Today, though, a drug industry shill named Benjamin Zycher complains about exactly that. Government agencies like the VA aren’t “negotiating” prices with pharmaceutical companies, he complains, they’re just shaking them down:

What’s actually happening is something that does not sound quite as appealing: price controls.

….The VA is entitled under the law to receive either the minimum 24% discounted price or the “best price,” whichever is lower. These “best prices” are not just for the VA; many healthcare programs receiving federal funding also are entitled to them. That is how the federal government, state Medicaid programs and others receive the benefits of private-sector negotiations without actually having to undertake negotiations themselves.

And if drug companies refuse to play by these rules?
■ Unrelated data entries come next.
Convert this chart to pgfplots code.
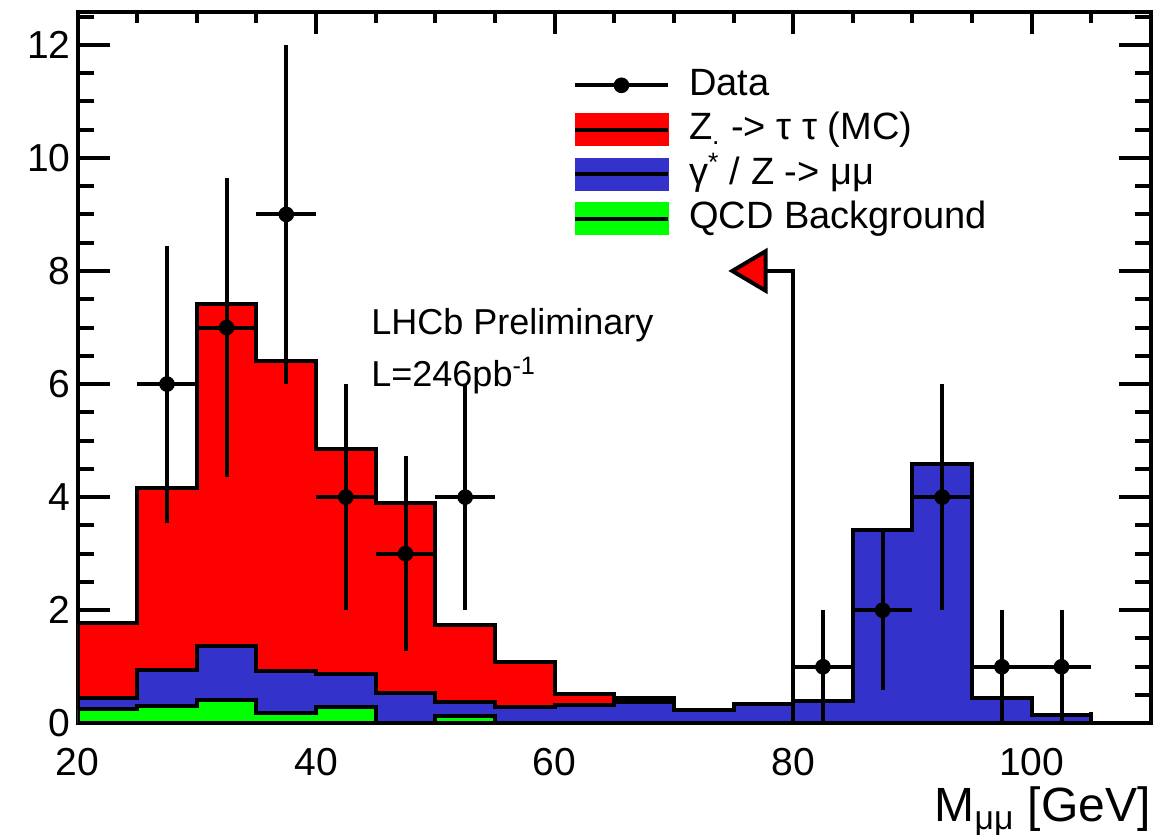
\documentclass[border=0pt]{standalone}
\usepackage{pgfplots}
\pgfplotsset{compat=1.18}
\usepackage{pgfplotstable}
\usepackage{fontspec}
\setmainfont{Liberation Sans}
\definecolor{hred}{RGB}{255,0,0}
\definecolor{hblue}{RGB}{51,51,204}
\definecolor{hgreen}{RGB}{0,255,0}

% data points with sqrt(N) errors
\pgfplotstableread{
x y ex eyp eym
27.5 6 2.5 2.45 2.45
32.5 7 2.5 2.65 2.65
37.5 9 2.5 3.0 3.0
42.5 4 2.5 2.0 2.0
47.5 3 2.5 1.73 1.73
52.5 4 2.5 2.0 2.0
82.5 1 2.5 1.0 1.0
87.5 2 2.5 1.41 1.41
92.5 4 2.5 2.0 2.0
97.5 1 2.5 1.0 1.0
102.5 1 2.5 1.0 1.0
}\datatab

% stacked histogram tops (bin left edges, last edge repeated)
\pgfplotstableread{
x tot bg qcd
20 1.77 0.44 0.25
25 4.17 0.94 0.31
30 7.42 1.37 0.42
35 6.41 0.92 0.18
40 4.86 0.88 0.29
45 3.89 0.54 0.0
50 1.73 0.38 0.13
55 1.09 0.29 0.0
60 0.52 0.32 0.0
65 0.44 0.38 0.0
70 0.23 0.23 0.0
75 0.35 0.35 0.0
80 0.39 0.39 0.0
85 3.42 3.42 0.0
90 4.58 4.58 0.0
95 0.45 0.45 0.0
100 0.14 0.14 0.0
105 0.01 0.01 0.0
110 0.01 0.01 0.0
}\histtab

\pgfplotsset{common/.style={
  scale only axis, width=536.5pt, height=355.5pt,
  xmin=20, xmax=110, ymin=0, ymax=12.58,
  axis line style={line width=2pt, black},
  tick style={line width=2pt, black},
  tick align=inside,
  /pgf/number format/assume math mode=true,
  tick label style={font=\fontsize{19.5}{23}\selectfont},
}}

\begin{document}
\begin{tikzpicture}
\useasboundingbox (-38.75pt,-55.5pt) rectangle (542pt,361.5pt);
% axis carrying the y ticks
\begin{axis}[common,
  xtick=\empty,
  ytick={0,2,...,12},
  minor ytick={0.5,1,1.5,2.5,3,3.5,4.5,5,5.5,6.5,7,7.5,8.5,9,9.5,10.5,11,11.5,12.5},
  major tick length=16pt, minor tick length=8pt]
\end{axis}
% main axis
\begin{axis}[common,
  ytick=\empty,
  xtick={20,40,60,80,100},
  minor xtick={25,30,35,45,50,55,65,70,75,85,90,95,105},
  major tick length=11pt, minor tick length=5.5pt,
  xticklabel style={yshift=-9pt},
  xlabel={M\textsubscript{μμ} [GeV]},
  xlabel style={at={(axis description cs:1,0)}, anchor=base east, yshift=-49.3pt, inner sep=0pt, font=\fontsize{24}{28}\selectfont},
  legend cell align=left,
  legend style={draw=none, fill=none, at={(axis cs:61.0,11.68)}, anchor=north west,
    font=\fontsize{19}{22}\selectfont, row sep=4.2pt,
    nodes={inner sep=0pt, text height=14pt, text depth=4pt},
    /tikz/every odd column/.append style={column sep=9.5pt}},
]
\addlegendimage{legend image code/.code={\draw[black,line width=2pt] (0pt,0pt)--(46.5pt,0pt); \fill[black] (23.25pt,0pt) circle (3.7pt);}}
\addlegendentry{Data}
\addlegendimage{legend image code/.code={\fill[hred] (0pt,-8pt) rectangle (46.5pt,8pt); \draw[black,line width=2pt] (0pt,0pt)--(46.5pt,0pt);}}
\addlegendentry{Z\textsubscript{.} -> τ τ (MC)}
\addlegendimage{legend image code/.code={\fill[hblue] (0pt,-8pt) rectangle (46.5pt,8pt); \draw[black,line width=2pt] (0pt,0pt)--(46.5pt,0pt);}}
\addlegendentry{γ\textsuperscript{*} / Z -> μμ}
\addlegendimage{legend image code/.code={\fill[hgreen] (0pt,-8pt) rectangle (46.5pt,8pt); \draw[black,line width=2pt] (0pt,0pt)--(46.5pt,0pt);}}
\addlegendentry{QCD Background}

\addplot[const plot, fill=hred, draw=black, line width=2pt, forget plot] table[x=x, y=tot] {\histtab} \closedcycle;
\addplot[const plot, fill=hblue, draw=black, line width=2pt, forget plot] table[x=x, y=bg] {\histtab} \closedcycle;
\addplot[const plot, fill=hgreen, draw=black, line width=2pt, forget plot] table[x=x, y=qcd] {\histtab} \closedcycle;

% cut arrow
\addplot[black, line width=2pt, forget plot] coordinates {(80,0) (80,8) (77.7,8)};
\addplot[fill=hred, draw=black, line width=2pt, forget plot] coordinates {(74.9,8) (77.7,8.35) (77.7,7.65)} -- cycle;

% data
\addplot[black, only marks, mark=*, mark size=3.7pt, forget plot,
  error bars/.cd, x dir=both, x explicit, y dir=both, y explicit,
  error bar style={line width=2pt, black}, error mark=none]
  table[x=x, y=y, x error=ex, y error plus=eyp, y error minus=eym] {\datatab};

\node[anchor=base west, font=\fontsize{18}{21}\selectfont, inner sep=0pt] at (axis cs:44.6,6.87) {LHCb Preliminary};
\node[anchor=base west, font=\fontsize{18}{21}\selectfont, inner sep=0pt] at (axis cs:44.6,5.95) {L=246pb\textsuperscript{-1}};
\end{axis}
\end{tikzpicture}
\end{document}
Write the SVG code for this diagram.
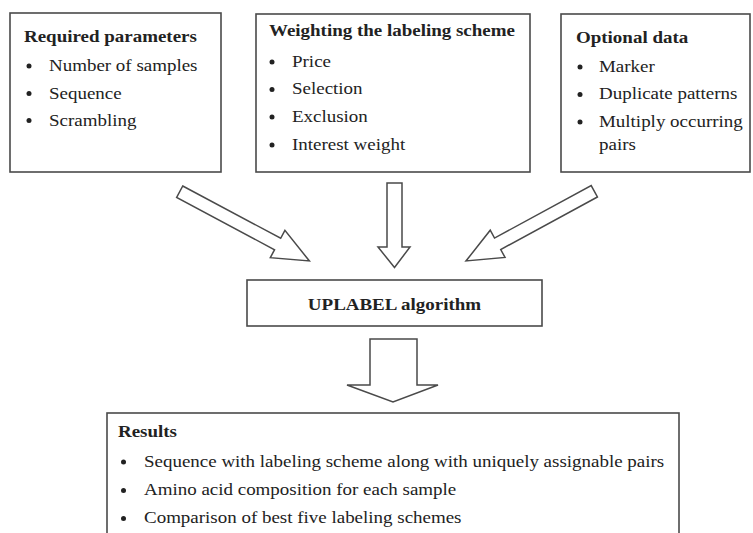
<svg xmlns="http://www.w3.org/2000/svg" width="753" height="533" viewBox="0 0 753 533">
<style>
.box{fill:#fff;stroke:#4a4a4a;stroke-width:1.6}
.arr{fill:#fff;stroke:#4a4a4a;stroke-width:1.5;stroke-linejoin:miter}
.t text{font-size:16.5px;fill:#222}
.b{font-weight:bold}
.dot{fill:#222}
</style>
<rect width="753" height="533" fill="#fff"/>
<g id="connectors">
<polygon class="arr" points="0,-6.5 111,-6.5 111,-15.5 147,0 111,15.5 111,6.5 0,6.5" transform="translate(179.7,191.7) rotate(28.1)"/>
<polygon class="arr" points="0,-6.5 110,-6.5 110,-15.5 146,0 110,15.5 110,6.5 0,6.5" transform="translate(594.3,191.3) rotate(151.5)"/>
<polygon class="arr" points="387,183 402,183 402,247 410,247 394.5,267.5 378,247 387,247"/>
<polygon class="arr" points="370,339 417,339 417,385 438,385 393,402 347,385 370,385"/>
</g>
<g class="t" font-family="Liberation Serif, Times New Roman, DejaVu Serif, serif">
<g id="required">
<rect class="box" x="10" y="13" width="211" height="159"/>
<text class="b" transform="translate(24,42) scale(1.15,1)">Required parameters</text>
<circle class="dot" cx="29" cy="66" r="2.5"/>
<circle class="dot" cx="29" cy="93.5" r="2.5"/>
<circle class="dot" cx="29" cy="120.5" r="2.5"/>
<text transform="translate(49,71) scale(1.15,1)">Number of samples</text>
<text transform="translate(49,98.5) scale(1.15,1)">Sequence</text>
<text transform="translate(49,125.5) scale(1.15,1)">Scrambling</text>
</g>
<g id="weighting">
<rect class="box" x="256" y="14" width="274" height="158"/>
<text class="b" transform="translate(269,36) scale(1.15,1)">Weighting the labeling scheme</text>
<circle class="dot" cx="272" cy="62" r="2.5"/>
<circle class="dot" cx="272" cy="89.5" r="2.5"/>
<circle class="dot" cx="272" cy="117" r="2.5"/>
<circle class="dot" cx="272" cy="145" r="2.5"/>
<text transform="translate(292,66.5) scale(1.15,1)">Price</text>
<text transform="translate(292,94) scale(1.15,1)">Selection</text>
<text transform="translate(292,121.5) scale(1.15,1)">Exclusion</text>
<text transform="translate(292,149.5) scale(1.15,1)">Interest weight</text>
</g>
<g id="optional">
<rect class="box" x="561" y="14" width="189" height="158"/>
<text class="b" transform="translate(576,42.5) scale(1.15,1)">Optional data</text>
<circle class="dot" cx="580" cy="67" r="2.5"/>
<circle class="dot" cx="580" cy="94.5" r="2.5"/>
<circle class="dot" cx="580" cy="122" r="2.5"/>
<text transform="translate(599,71.5) scale(1.15,1)">Marker</text>
<text transform="translate(599,99) scale(1.15,1)">Duplicate patterns</text>
<text transform="translate(599,126.5) scale(1.15,1)">Multiply occurring</text>
<text transform="translate(599,150) scale(1.15,1)">pairs</text>
</g>
<g id="uplabel">
<rect class="box" x="247" y="280" width="295" height="46"/>
<text class="b" text-anchor="middle" transform="translate(394.5,310) scale(1.15,1)">UPLABEL algorithm</text>
</g>
<g id="results">
<rect class="box" x="107" y="413" width="572" height="135"/>
<text class="b" transform="translate(118,437) scale(1.15,1)">Results</text>
<circle class="dot" cx="123.5" cy="462" r="2.5"/>
<circle class="dot" cx="123.5" cy="490.5" r="2.5"/>
<circle class="dot" cx="123.5" cy="518.5" r="2.5"/>
<text transform="translate(144,466.5) scale(1.15,1)">Sequence with labeling scheme along with uniquely assignable pairs</text>
<text transform="translate(144,495) scale(1.15,1)">Amino acid composition for each sample</text>
<text transform="translate(144,523) scale(1.15,1)">Comparison of best five labeling schemes</text>
</g>
</g>
</svg>
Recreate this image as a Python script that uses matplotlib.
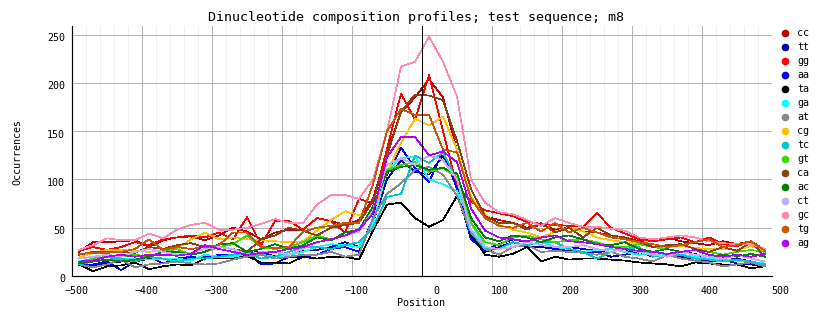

They then would be precluded from selling any of their products to the VA….

Question: is this guy just lying through his teeth, or is he really this clueluess about how the business world works?

Standard discounts and “best price” contracts are both common. Almost routine, in face. When I worked in the software industry, pretty much every deal we did that was big enough to require a negotiated contract in the first place included language guaranteeing the purchaser the same price as our most preferred customer. And if we refused? Then we lost the deal. In other words, we were “precluded” from selling our products to them.

For a customer the size of the VA, there isn’t a company in the world that wouldn’t negotiate a very favorable price and unblinkingly agree to guarantee them “most favorable pricing.” The VA is just negotiating the exact same kind of contract as practically every large commercial customer in the world.

So save your tears for Big Pharma. After all, you don’t think Merck and Pfizer are foolish enough to sign contracts with their suppliers that don’t guarantee themselves most favorable pricing, do you?